Santa Barbara Squadron of the Civil Air Patrol Helps Gather Burn Info for FEMA


The California Wing of the Civil Air Patrol (CAP), a nonprofit composed of professional volunteer pilots and an auxiliary of the U.S. Air Force, has been flying photography missions over the Valley and Butte wildfires near Sacramento, providing emergency personnel with photos to determine how many structures have burned. Aerial photography technology developed by members of the CAP’s Santa Barbara Squadron has helped volunteers gather the photos.

Since last Monday, the California Wing — including Central Coast Unit volunteers from Santa Barbara, Santa Maria, Camarillo, Simi Valley, San Luis Obispo, and Paso Robles — has spent 37-and-a-half hours flying 18 flights at nearly 1,500 feet over part of the vast area they’ve been asked to cover by the Federal Emergency Management Agency (FEMA), according to a CAP press release. Photography missions, using aerial photography technology developed by members of Santa Barbara Squadron 131, continued throughout last week of the 76,000-acre Valley Fire area in Lake County and the 71,000-acre Butte Fire region in Calaveras and Amador County.
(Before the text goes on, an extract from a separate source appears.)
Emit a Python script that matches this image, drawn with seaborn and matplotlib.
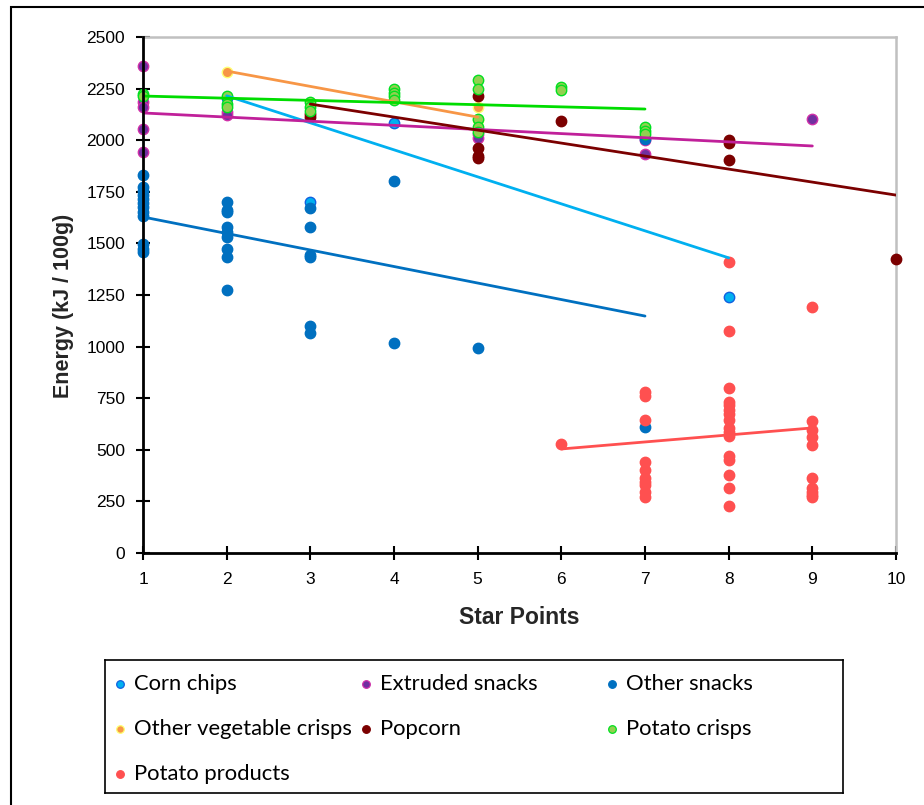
import matplotlib
matplotlib.use("Agg")
import matplotlib.pyplot as plt
import seaborn as sns
import pandas as pd
from matplotlib.patches import Rectangle

# ---------------- data ----------------
categories = ["Corn chips", "Extruded snacks", "Other snacks", "Other vegetable crisps",
              "Popcorn", "Potato crisps", "Potato products"]

corn_x = [2, 3, 4, 8]
corn_y = [2205, 1700, 2085, 1240]

extruded_x = [1, 1, 1, 1, 1, 2, 2, 5, 5, 7, 7, 9]
extruded_y = [2360, 2185, 2162, 2054, 1943, 2137, 2122, 2030, 2012, 2000, 1933, 2103]

other_snacks_x = [1] * 12 + [2] * 9 + [3] * 6 + [4, 4, 5, 7, 7]
other_snacks_y = [1831, 1775, 1755, 1735, 1715, 1695, 1675, 1650, 1635, 1497, 1475, 1458,
                  1700, 1660, 1654, 1581, 1557, 1533, 1473, 1436, 1274,
                  1671, 1579, 1444, 1436, 1100, 1067,
                  1802, 1019, 993, 2006, 610]

other_veg_x = [2, 5, 5]
other_veg_y = [2330, 2160, 2100]

popcorn_x = [3, 3, 5, 5, 5, 5, 6, 8, 8, 8, 10]
popcorn_y = [2125, 2110, 2214, 1962, 1925, 1912, 2093, 2000, 1985, 1904, 1426]

potato_crisps_x = [1, 1, 2, 2, 2, 3, 3, 3, 4, 4, 4, 4, 5, 5, 5, 5, 5, 6, 6, 7, 7, 7]
potato_crisps_y = [2225, 2212, 2214, 2175, 2160, 2187, 2160, 2143, 2248, 2230, 2212, 2195,
                   2292, 2248, 2103, 2066, 2042, 2259, 2243, 2064, 2045, 2030]

potato_products_x = [6] + [7] * 10 + [8] * 16 + [9] * 10
potato_products_y = [528,
                     782, 761, 644, 442, 402, 363, 345, 329, 297, 271,
                     1410, 1076, 799, 733, 715, 695, 675, 644, 605, 585, 565, 470, 450, 378, 316, 229,
                     1192, 640, 596, 564, 523, 365, 315, 295, 283, 273]

# linear trendlines (start / end)
trend_x0 = [2, 1, 1, 2, 3, 1, 6]
trend_y0 = [2215, 2132, 1628, 2335, 2175, 2214, 504]
trend_x1 = [8, 9, 7, 5, 10, 7, 9]
trend_y1 = [1430, 1972, 1148, 2112, 1734, 2151, 606]

x_ticks = list(range(1, 11))
y_ticks = list(range(0, 2501, 250))

# ---------------- styles ----------------
fills = ["#00B0F0", "#7030A0", "#0070C0", "#F79646", "#7B0000", "#92D050", "#FF5050"]
edges = ["#1060E0", "#D030A8", "#0070C0", "#FFFF70", "#7B0000", "#00E020", "#FF5050"]
line_colors = ["#00B0F0", "#C0209A", "#0070C0", "#F79646", "#7B0000", "#00DD00", "#FF5050"]

xs = [corn_x, extruded_x, other_snacks_x, other_veg_x, popcorn_x, potato_crisps_x, potato_products_x]
ys = [corn_y, extruded_y, other_snacks_y, other_veg_y, popcorn_y, potato_crisps_y, potato_products_y]

sns.set_theme(style="white")
plt.rcParams["font.family"] = ["Liberation Sans", "DejaVu Sans"]

W, H = 924, 805
fig = plt.figure(figsize=(W / 100, H / 100), dpi=100)
ax = fig.add_axes([143 / W, 1 - 553 / H, (896 - 143) / W, (553 - 37) / H])

for i, cat in enumerate(categories):
    df = pd.DataFrame({"x": xs[i], "y": ys[i]})
    sns.scatterplot(data=df, x="x", y="y", ax=ax, s=56, color=fills[i],
                    edgecolor=edges[i], linewidth=1.0, zorder=3, clip_on=False, legend=False)

for i, cat in enumerate(categories):
    tdf = pd.DataFrame({"x": [trend_x0[i], trend_x1[i]], "y": [trend_y0[i], trend_y1[i]]})
    sns.lineplot(data=tdf, x="x", y="y", ax=ax, color=line_colors[i], linewidth=2.0,
                 zorder=4, legend=False)

ax.set_xlim(1, 10)
ax.set_ylim(0, 2500)
ax.set_xticks(x_ticks)
ax.set_yticks(y_ticks)
ax.set_xticklabels([str(v) for v in x_ticks])
ax.set_yticklabels([str(v) for v in y_ticks])
ax.tick_params(axis="both", direction="inout", length=10, width=1.5, color="black",
               labelsize=12.5, labelcolor="black")
ax.tick_params(axis="y", pad=8)
ax.tick_params(axis="x", pad=9)
ax.tick_params(left=True, bottom=True)
for s in ["left", "bottom"]:
    ax.spines[s].set_color("black")
    ax.spines[s].set_linewidth(2.0)
    ax.spines[s].set_zorder(5)
for s in ["top", "right"]:
    ax.spines[s].set_color("#C0C0C0")
    ax.spines[s].set_linewidth(1.8)
ax.set_xlabel("Star Points", fontsize=16.5, fontweight="bold", labelpad=13)
ax.set_ylabel("Energy (kJ / 100g)", fontsize=15.5, fontweight="bold")
ax.yaxis.set_label_coords(-0.092, 0.479)

# outer chart frame (partially visible)
fig.add_artist(Rectangle((11 / W, -0.5), 2, 1.5 - 7 / H, transform=fig.transFigure,
                         fill=False, edgecolor="black", linewidth=1.5))

# legend panel
lx0, ly0, lx1, ly1 = 105, 660, 843, 793
lax = fig.add_axes([lx0 / W, 1 - ly1 / H, (lx1 - lx0) / W, (ly1 - ly0) / H])
lax.set_xlim(0, lx1 - lx0)
lax.set_ylim(ly1 - ly0, 0)
lax.set_xticks([])
lax.set_yticks([])
for s in lax.spines.values():
    s.set_color("black")
    s.set_linewidth(1.2)
col_x = [15, 261, 507]
row_y = [24, 69, 114]
for i, cat in enumerate(categories):
    r, c = divmod(i, 3)
    lax.scatter([col_x[c]], [row_y[r]], s=30, color=fills[i], edgecolor=edges[i], linewidth=0.9)
    lax.text(col_x[c] + 14, row_y[r], cat, fontsize=15.8, va="center", ha="left",
             family=["Lato", "DejaVu Sans"], color="black")

fig.savefig("out.png", dpi=100)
Both fires began in early September. The Butte Fire burned approximately 475 homes and nearly 500 other structures before it was contained on October 1. The largely controlled Valley Fire has burned upwards of 2,000 structures in its three-week-long reign, according to the California Department of Forestry and Fire Protection (CAL FIRE).

California Wing Commander Colonel Alan Ferguson said in the press release that CAP volunteers provide the most cost-effective way to gather crucial, up-to-date information about wildfire damage and “have flown multiple flights each day collecting information to be used by the federal government to better understand the damage inflicted by the fires.”

The CAP was formed by volunteer aviation enthusiasts just one week before the attack on Pearl Harbor and remained active throughout WWII. Currently, over 60,000 thousand members and cadets serve the U.S. Air Force through emergency services, aerospace education, and cadet training programs for youth.